École nationale supérieure des Mines de Nancy
From Biocrawler, the free encyclopedia.
The École nationale supérieure des Mines de Nancy (also known as ENSMN, les Mines, Mines de Nancy) is one of the top French generalist engineering Grandes Ecoles. It is a sister school to the École nationale supérieure des Mines de Paris.
It is located in the city of Nancy, in the east of France. Despite its small size (around 140 students in a year, with approximately 30% female), it is very famous in French industry.
It was created in 1919 on the request of the University of Nancy in order to participate in the reconstruction effort after World War I. At the end of the 1950s, under the impulse of its then-director Bertrand Schwartz (younger brother of Laurent Schwartz), the school reorganized its curriculum to include a balanced blend of engineering, management and social sciences. At the time, it was an innovative educational model for engineers, that was later extended to other Grandes Ecoles.

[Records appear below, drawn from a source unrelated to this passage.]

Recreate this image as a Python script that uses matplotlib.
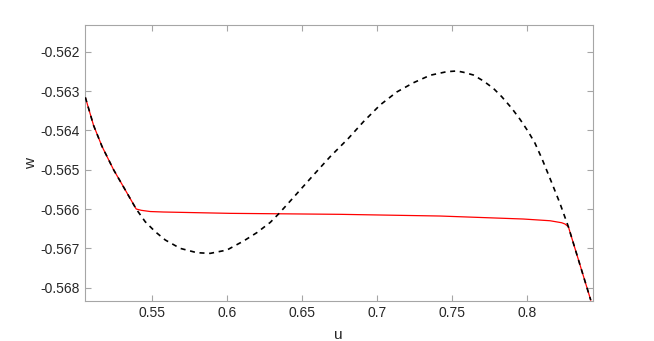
import numpy as np
import matplotlib
matplotlib.use('Agg')
import matplotlib.pyplot as plt

# dashed curve (black)
u_dash = [0.5056, 0.5111, 0.5167, 0.5244, 0.5311, 0.5395, 0.5455, 0.5522,
          0.5589, 0.5688, 0.5800, 0.5888, 0.5999, 0.6110, 0.6199, 0.6288,
          0.6343, 0.6410, 0.6465, 0.6576, 0.6687, 0.6809, 0.6909, 0.7020,
          0.7131, 0.7242, 0.7353, 0.7464, 0.7531, 0.7575, 0.7641, 0.7708,
          0.7774, 0.7830, 0.7897, 0.7952, 0.8007, 0.8052, 0.8097, 0.8152,
          0.8218, 0.8274, 0.8423]
w_dash = [-0.563160, -0.563875, -0.564407, -0.565000, -0.565442, -0.566000,
          -0.566323, -0.566577, -0.566788, -0.567000, -0.567111, -0.567127,
          -0.567043, -0.566814, -0.566600, -0.566340, -0.566127, -0.565845,
          -0.565610, -0.565136, -0.564670, -0.564202, -0.563780, -0.563355,
          -0.563025, -0.562790, -0.562600, -0.562509, -0.562491, -0.562524,
          -0.562593, -0.562745, -0.562931, -0.563144, -0.563439, -0.563720,
          -0.564034, -0.564329, -0.564711, -0.565225, -0.565855, -0.566450,
          -0.568314]

# red curve
u_red = [0.5056, 0.5111, 0.5167, 0.5244, 0.5311, 0.5395, 0.5429, 0.5489,
         0.5577, 0.6021, 0.6754, 0.7419, 0.7974, 0.8152, 0.8230, 0.8252,
         0.8274, 0.8423]
w_red = [-0.563160, -0.563875, -0.564407, -0.565000, -0.565442, -0.566000,
         -0.566033, -0.566064, -0.566076, -0.566110, -0.566135, -0.566178,
         -0.566254, -0.566298, -0.566349, -0.566382, -0.566450, -0.568314]

xticks = [0.55, 0.6, 0.65, 0.7, 0.75, 0.8]
xticklabels = ['0.55', '0.6', '0.65', '0.7', '0.75', '0.8']
yticks = [-0.568, -0.567, -0.566, -0.565, -0.564, -0.563, -0.562]

plt.rcParams['font.family'] = ['Liberation Sans', 'DejaVu Sans']

fig = plt.figure(figsize=(6.54, 3.41), dpi=100)
ax = fig.add_axes([0.13, 0.1173, 0.776, 0.8085])

ax.plot(u_red, w_red, color='#ff0000', lw=0.9, zorder=2)
ax.plot(u_dash, w_dash, color='black', lw=1.2, linestyle=(0, (3, 2.8)), zorder=3)

ax.set_xlim(0.5054, 0.8435)
ax.set_ylim(-0.568338, -0.56133)
ax.set_xticks(xticks)
ax.set_xticklabels(xticklabels)
ax.set_yticks(yticks)
ax.set_yticklabels([f'{v:.3f}' for v in yticks])

for s in ax.spines.values():
    s.set_color('#a6a6a6')
    s.set_linewidth(0.8)
ax.tick_params(direction='in', length=4, width=0.8, color='#a6a6a6',
               labelcolor='#262626', labelsize=10, top=True, right=True)

ax.set_xlabel('u', fontsize=11, color='#262626', labelpad=6)
ax.set_ylabel('w', fontsize=11, color='#262626', labelpad=2)

fig.savefig('out.png', dpi=100, facecolor='white')
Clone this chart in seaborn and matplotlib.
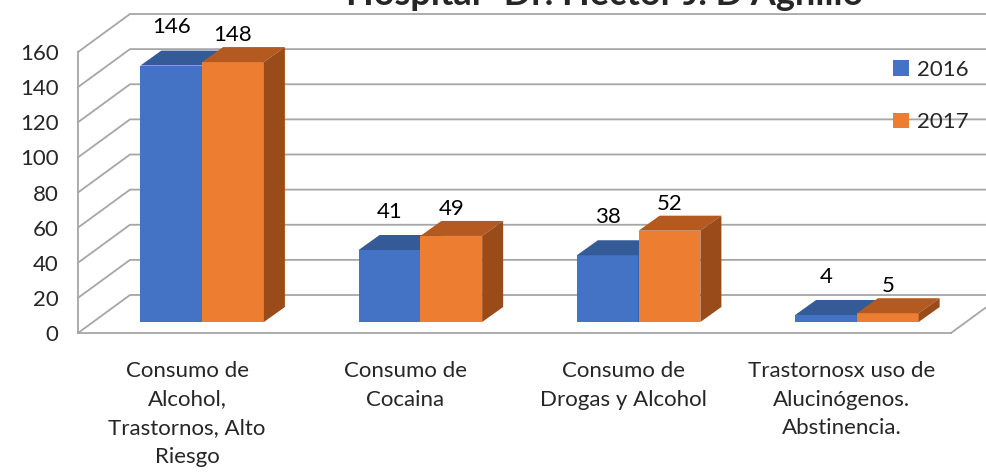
import numpy as np
import pandas as pd
import matplotlib
matplotlib.use("Agg")
import matplotlib.pyplot as plt
from matplotlib.patches import Polygon
from matplotlib.transforms import offset_copy
import seaborn as sns

# ── data ────────────────────────────────────────────────────────────────────
categories = ["Consumo de\nAlcohol,\nTrastornos, Alto\nRiesgo",
              "Consumo de\nCocaina",
              "Consumo de\nDrogas y Alcohol",
              "Trastornosx uso de\nAlucinógenos.\nAbstinencia."]
years = ["2016", "2017"]
values_2016 = [146, 41, 38, 4]
values_2017 = [148, 49, 52, 5]
y_ticks = [0, 20, 40, 60, 80, 100, 120, 140, 160]
title = 'Hospital "Dr. Héctor J. D\'Agnillo"'

df = pd.DataFrame({
    "cat": categories * 2,
    "year": [years[0]] * 4 + [years[1]] * 4,
    "value": values_2016 + values_2017,
})

# ── style ───────────────────────────────────────────────────────────────────
sns.set_style("white")
plt.rcParams["font.family"] = ["Lato", "DejaVu Sans"]

front = {"2016": "#4472C4", "2017": "#ED7D31"}
top_c = {"2016": "#345A97", "2017": "#B4591F"}
side_c = {"2016": "#2B4C80", "2017": "#9A4B1A"}
grid_c = "#A6A6A6"

W, H = 987, 473
fig = plt.figure(figsize=(W / 100, H / 100), dpi=100)
ax_l, ax_r, ax_t, ax_b = 78, 951, 52, 333
ax = fig.add_axes([ax_l / W, (H - ax_b) / H, (ax_r - ax_l) / W, (ax_b - ax_t) / H])

bar_w = 0.283
sns.barplot(data=df, x="cat", y="value", hue="year", palette=front,
            width=2 * bar_w, gap=0, ax=ax, saturation=1, legend=True,
            edgecolor="none", linewidth=0)
ax.set_xlim(-0.5, 3.5)
ax.set_ylim(0, 160)

# pixel scale of the front plane
sx = (ax_r - ax_l) / 4
sy = (ax_b - ax_t) / 160

# plane of the bars (pushed back into the "depth")
bar_tr = offset_copy(ax.transData, fig=fig, x=15, y=11, units="dots")
ddx, ddy = 21 / sx, 15 / sy        # depth of the bars
bdx, bdy = 52 / sx, 38 / sy        # depth of the back wall

# back wall + floor
for v in y_ticks:
    ax.plot([-0.5, -0.5 + bdx, 3.5 + bdx + 1], [v, v + bdy, v + bdy],
            color=grid_c, lw=1.3, zorder=0.5, clip_on=False)
ax.plot([3.5, 3.5 + bdx], [0, bdy], color=grid_c, lw=1.3, zorder=0.5, clip_on=False)

# turn the flat bars into boxes
for i, cont in enumerate(ax.containers):
    yr = years[i]
    for p in cont.patches:
        p.set_transform(bar_tr)
        p.set_zorder(2 + i)
        x0, w, h = p.get_x(), p.get_width(), p.get_height()
        x1 = x0 + w
        top = Polygon([(x0, h), (x1, h), (x1 + ddx, h + ddy), (x0 + ddx, h + ddy)],
                      closed=True, facecolor=top_c[yr], edgecolor="none",
                      transform=bar_tr, zorder=2 + i + 0.1, clip_on=False)
        side = Polygon([(x1, 0), (x1, h), (x1 + ddx, h + ddy), (x1 + ddx, ddy)],
                       closed=True, facecolor=side_c[yr], edgecolor="none",
                       transform=bar_tr, zorder=2 + i + 0.1, clip_on=False)
        ax.add_patch(top)
        ax.add_patch(side)
        p.set_clip_on(False)
        off = 27.5 if i == 0 else 19.5
        ax.annotate(f"{int(h)}", xy=(x0 + w / 2, h), xycoords=bar_tr,
                    xytext=(0, off), textcoords="offset points",
                    ha="center", va="center", fontsize=16, color="black", zorder=6)

# axes, ticks
for s in ["top", "right"]:
    ax.spines[s].set_visible(False)
for s in ["left", "bottom"]:
    ax.spines[s].set_color(grid_c)
    ax.spines[s].set_linewidth(1.3)
ax.set_yticks(y_ticks)
ax.tick_params(axis="y", length=6, width=1.3, color=grid_c, labelsize=16, pad=8)
ax.set_xticks(range(4))
ax.set_xticklabels(categories, fontsize=16, linespacing=1.55, va="top")
ax.set_xticks([-0.5, 0.5, 1.5, 2.5, 3.5], minor=True)
ax.tick_params(axis="x", which="major", length=0, pad=20)
ax.tick_params(axis="x", which="minor", length=6, width=1.3, color=grid_c)
ax.set_xlabel("")
ax.set_ylabel("")
ax.grid(False)

# legend
sns.move_legend(ax, loc="upper left", bbox_to_anchor=(873 / W, 1 - 40 / H),
                bbox_transform=fig.transFigure, frameon=False, title=None,
                fontsize=16, labelspacing=1.45, handlelength=0.7,
                handleheight=0.7, handletextpad=0.4)

fig.text(612 / W, 1 - 5 / H, title, ha="center", va="baseline",
         fontsize=26, fontweight="bold")

fig.savefig("out.png", dpi=100)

Its former vocation to train mining engineers evolved in the course of time, because of technological progress and transformations of society. ENSMN has become nowadays a "generalist" school, with a broad variety of disciplines (all types of engineering, as well as the management sciences and computer sciences). Its students for the most part hold management positions in industry and large corporations, but some of them prefer scientific research in any of the French research institutes (such as CNRS or INRIA), or abroad.